_Data supplied_:

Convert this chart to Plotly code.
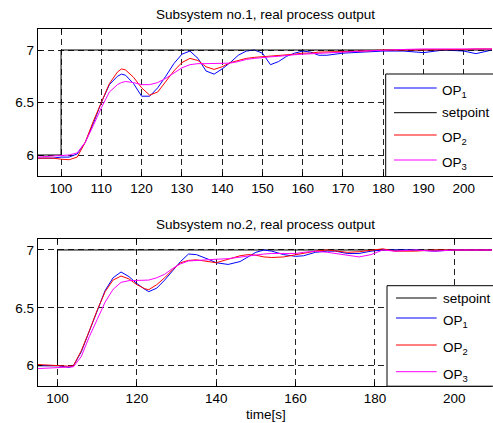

==

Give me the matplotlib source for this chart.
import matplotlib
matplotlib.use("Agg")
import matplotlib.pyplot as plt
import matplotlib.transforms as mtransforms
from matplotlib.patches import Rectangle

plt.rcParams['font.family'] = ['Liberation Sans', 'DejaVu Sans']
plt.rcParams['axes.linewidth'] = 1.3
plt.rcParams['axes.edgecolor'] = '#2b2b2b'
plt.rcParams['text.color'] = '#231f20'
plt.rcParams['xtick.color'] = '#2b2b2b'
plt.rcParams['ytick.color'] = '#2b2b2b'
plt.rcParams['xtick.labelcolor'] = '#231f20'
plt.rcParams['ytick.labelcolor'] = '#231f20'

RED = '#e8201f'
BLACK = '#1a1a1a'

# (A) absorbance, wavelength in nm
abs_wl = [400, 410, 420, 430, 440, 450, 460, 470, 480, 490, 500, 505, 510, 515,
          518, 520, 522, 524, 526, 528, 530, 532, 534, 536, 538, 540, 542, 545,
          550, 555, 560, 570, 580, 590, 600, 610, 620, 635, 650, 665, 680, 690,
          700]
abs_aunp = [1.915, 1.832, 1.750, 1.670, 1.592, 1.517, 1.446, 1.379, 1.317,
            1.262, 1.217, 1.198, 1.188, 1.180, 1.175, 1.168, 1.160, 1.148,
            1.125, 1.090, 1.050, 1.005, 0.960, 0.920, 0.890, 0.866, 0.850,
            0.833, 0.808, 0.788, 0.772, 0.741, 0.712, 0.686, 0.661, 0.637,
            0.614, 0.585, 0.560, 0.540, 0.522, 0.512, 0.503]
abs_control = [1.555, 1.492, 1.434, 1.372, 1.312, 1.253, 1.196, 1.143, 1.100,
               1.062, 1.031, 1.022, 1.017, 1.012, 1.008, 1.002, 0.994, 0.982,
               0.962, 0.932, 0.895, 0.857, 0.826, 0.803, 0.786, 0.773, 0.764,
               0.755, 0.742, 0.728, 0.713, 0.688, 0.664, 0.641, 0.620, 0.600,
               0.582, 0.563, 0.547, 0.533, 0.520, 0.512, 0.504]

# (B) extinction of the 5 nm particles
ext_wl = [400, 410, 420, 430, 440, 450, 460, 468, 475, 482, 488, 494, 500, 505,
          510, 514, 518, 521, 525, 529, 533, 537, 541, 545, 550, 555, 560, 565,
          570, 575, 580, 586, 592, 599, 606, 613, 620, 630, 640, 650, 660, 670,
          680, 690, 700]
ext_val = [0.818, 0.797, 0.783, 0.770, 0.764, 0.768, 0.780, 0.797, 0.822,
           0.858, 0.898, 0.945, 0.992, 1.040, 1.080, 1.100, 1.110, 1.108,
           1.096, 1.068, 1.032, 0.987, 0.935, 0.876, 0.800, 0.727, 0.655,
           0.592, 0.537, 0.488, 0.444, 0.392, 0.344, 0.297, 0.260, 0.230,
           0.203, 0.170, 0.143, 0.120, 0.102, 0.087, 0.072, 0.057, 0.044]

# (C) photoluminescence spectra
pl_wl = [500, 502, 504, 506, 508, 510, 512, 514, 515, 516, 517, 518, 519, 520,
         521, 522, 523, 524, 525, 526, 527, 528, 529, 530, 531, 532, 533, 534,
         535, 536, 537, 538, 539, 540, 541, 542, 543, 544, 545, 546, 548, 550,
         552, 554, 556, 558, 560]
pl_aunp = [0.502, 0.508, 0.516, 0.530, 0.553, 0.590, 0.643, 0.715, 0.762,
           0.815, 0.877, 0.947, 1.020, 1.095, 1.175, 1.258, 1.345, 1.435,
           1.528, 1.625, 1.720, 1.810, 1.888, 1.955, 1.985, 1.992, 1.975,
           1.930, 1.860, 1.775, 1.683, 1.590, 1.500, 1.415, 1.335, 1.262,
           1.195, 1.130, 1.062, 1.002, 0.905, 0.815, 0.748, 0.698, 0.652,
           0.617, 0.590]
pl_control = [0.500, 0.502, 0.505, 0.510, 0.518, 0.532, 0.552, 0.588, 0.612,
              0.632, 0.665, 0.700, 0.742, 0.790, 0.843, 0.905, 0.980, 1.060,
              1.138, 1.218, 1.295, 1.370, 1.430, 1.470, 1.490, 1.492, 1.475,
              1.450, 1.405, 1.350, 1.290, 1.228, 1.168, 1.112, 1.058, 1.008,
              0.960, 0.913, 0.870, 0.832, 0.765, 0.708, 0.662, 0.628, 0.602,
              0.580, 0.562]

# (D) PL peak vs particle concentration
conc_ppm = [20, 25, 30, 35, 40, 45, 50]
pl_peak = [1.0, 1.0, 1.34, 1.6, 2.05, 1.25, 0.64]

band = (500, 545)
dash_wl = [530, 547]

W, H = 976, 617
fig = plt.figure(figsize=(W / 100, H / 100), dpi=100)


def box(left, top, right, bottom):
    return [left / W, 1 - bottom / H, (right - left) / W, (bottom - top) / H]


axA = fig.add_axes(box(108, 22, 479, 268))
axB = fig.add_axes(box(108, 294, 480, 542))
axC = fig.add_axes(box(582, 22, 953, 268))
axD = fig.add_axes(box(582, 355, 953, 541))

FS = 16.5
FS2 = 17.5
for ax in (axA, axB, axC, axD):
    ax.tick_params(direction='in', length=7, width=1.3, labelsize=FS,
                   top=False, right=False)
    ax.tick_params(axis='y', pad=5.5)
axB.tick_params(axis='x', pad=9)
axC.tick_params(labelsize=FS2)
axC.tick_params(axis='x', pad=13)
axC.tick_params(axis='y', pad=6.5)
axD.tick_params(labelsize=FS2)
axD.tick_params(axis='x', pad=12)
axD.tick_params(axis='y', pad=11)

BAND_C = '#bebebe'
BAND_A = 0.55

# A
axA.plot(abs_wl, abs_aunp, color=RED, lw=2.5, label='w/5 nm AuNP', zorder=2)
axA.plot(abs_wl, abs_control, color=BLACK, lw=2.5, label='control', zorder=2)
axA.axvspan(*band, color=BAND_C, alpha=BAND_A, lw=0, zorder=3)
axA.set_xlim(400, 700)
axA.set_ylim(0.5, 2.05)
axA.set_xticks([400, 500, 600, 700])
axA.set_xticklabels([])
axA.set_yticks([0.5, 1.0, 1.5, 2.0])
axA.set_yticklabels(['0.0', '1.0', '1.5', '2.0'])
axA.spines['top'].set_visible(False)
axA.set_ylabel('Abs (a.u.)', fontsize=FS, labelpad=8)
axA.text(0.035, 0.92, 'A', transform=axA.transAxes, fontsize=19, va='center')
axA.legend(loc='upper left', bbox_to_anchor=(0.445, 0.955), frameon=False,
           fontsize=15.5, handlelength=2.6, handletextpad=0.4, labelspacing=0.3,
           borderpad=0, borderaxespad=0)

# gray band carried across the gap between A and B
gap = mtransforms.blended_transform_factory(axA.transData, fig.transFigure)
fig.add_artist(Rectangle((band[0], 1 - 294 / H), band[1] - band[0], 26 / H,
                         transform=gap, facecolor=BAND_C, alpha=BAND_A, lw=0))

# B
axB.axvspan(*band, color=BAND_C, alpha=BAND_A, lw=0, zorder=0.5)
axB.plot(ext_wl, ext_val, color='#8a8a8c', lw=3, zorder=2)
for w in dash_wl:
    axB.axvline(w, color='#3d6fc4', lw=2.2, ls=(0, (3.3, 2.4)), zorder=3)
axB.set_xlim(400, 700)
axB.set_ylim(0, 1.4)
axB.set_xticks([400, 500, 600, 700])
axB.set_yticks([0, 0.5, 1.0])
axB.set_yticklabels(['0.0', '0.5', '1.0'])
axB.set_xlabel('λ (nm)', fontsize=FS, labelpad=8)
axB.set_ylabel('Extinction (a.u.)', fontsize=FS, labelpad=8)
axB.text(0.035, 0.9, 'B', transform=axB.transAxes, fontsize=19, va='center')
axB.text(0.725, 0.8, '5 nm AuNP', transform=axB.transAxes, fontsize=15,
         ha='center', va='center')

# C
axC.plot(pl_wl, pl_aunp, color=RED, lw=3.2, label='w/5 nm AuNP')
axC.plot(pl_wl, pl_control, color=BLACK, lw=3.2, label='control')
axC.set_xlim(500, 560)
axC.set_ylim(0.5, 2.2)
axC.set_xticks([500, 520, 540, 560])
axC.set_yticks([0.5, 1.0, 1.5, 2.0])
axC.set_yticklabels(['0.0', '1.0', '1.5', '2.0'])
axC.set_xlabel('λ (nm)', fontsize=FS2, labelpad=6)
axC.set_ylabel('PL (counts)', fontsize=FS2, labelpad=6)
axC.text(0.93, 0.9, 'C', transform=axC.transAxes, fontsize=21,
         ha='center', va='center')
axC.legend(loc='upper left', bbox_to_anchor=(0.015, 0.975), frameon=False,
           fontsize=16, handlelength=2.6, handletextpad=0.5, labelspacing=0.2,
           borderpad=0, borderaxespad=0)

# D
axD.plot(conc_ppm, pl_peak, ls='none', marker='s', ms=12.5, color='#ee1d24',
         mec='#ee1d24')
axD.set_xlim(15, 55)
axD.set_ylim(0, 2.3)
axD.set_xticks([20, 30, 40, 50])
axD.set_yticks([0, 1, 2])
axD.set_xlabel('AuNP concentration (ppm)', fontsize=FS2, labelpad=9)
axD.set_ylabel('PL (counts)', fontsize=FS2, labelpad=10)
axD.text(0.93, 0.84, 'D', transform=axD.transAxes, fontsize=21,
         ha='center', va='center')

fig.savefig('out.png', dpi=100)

_What is asked_: Locate the string "this" in the listing above and copy every line where it occurs.

_Exercise answer_:
Convert this chart to Plotly code.
Give me the matplotlib source for this chart.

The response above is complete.